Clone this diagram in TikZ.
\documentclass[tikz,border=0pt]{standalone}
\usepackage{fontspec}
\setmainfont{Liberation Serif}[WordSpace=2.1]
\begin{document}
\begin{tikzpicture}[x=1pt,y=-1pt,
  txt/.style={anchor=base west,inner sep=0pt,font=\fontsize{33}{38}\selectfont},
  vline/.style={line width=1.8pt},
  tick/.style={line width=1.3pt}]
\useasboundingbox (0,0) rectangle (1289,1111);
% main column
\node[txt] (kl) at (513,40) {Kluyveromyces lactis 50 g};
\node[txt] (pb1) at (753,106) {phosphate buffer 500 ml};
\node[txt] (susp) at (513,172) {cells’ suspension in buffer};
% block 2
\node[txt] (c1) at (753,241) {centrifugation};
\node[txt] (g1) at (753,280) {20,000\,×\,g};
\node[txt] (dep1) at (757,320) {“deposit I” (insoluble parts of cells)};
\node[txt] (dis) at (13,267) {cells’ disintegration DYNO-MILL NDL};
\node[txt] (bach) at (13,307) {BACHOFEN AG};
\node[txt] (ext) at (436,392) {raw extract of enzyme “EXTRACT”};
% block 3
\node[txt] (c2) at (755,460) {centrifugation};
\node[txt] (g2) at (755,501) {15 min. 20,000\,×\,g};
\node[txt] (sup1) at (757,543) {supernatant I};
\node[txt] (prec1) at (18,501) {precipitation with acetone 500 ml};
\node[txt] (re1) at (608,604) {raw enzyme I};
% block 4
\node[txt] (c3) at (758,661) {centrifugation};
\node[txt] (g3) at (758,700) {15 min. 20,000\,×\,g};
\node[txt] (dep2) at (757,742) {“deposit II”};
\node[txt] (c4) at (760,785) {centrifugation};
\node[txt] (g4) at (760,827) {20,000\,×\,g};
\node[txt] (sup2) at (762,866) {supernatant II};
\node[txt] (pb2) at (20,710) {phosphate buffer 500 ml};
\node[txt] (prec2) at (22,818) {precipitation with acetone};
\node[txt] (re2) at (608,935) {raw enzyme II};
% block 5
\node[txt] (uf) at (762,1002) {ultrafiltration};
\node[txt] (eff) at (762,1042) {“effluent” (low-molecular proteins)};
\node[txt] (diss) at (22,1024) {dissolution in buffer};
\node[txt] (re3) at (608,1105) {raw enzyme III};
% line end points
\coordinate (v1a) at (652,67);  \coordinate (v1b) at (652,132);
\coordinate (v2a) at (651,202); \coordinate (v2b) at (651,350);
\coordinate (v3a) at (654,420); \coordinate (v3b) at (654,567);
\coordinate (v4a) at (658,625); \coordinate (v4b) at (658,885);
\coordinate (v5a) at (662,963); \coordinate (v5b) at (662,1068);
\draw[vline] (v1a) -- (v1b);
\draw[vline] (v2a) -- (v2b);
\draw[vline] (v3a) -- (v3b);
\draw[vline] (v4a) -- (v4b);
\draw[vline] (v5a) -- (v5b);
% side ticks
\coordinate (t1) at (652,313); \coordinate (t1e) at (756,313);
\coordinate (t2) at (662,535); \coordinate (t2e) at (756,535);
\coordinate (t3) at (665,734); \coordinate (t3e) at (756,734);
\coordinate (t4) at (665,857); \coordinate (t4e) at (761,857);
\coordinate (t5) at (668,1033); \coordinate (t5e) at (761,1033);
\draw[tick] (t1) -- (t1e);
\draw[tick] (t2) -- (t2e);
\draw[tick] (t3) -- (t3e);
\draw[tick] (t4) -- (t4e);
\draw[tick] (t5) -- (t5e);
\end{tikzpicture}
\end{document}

┄┄┄┄┄┄┄┄┄┄┄┄┄┄┄┄┄┄┄┄

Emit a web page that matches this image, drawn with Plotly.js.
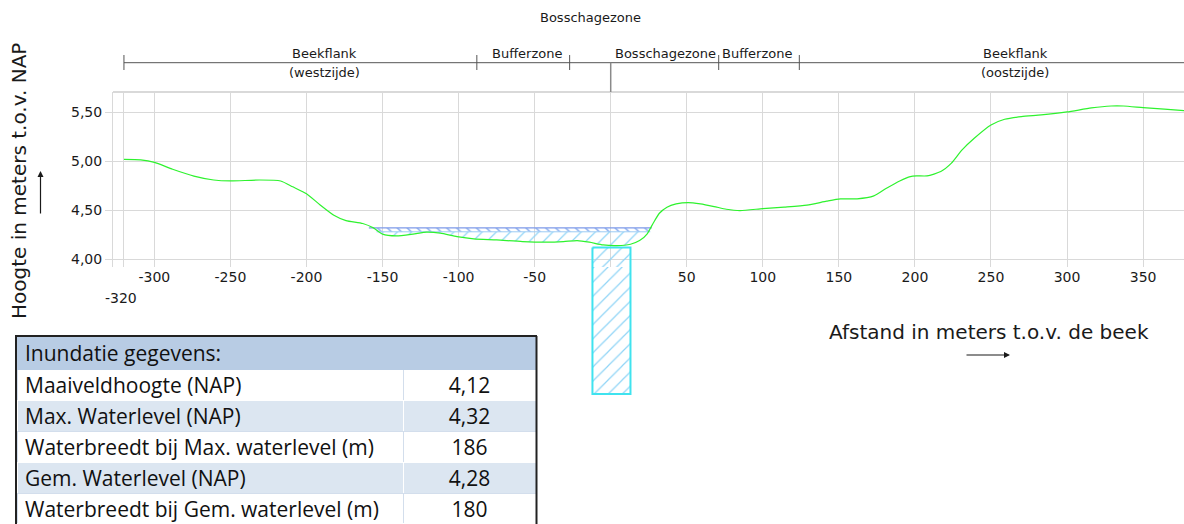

┄┄┄┄┄┄┄┄┄┄┄┄┄┄┄┄┄┄┄┄

Where a line above includes "this", copy that line.

Clone this diagram in TikZ.
Emit a web page that matches this image, drawn with Plotly.js.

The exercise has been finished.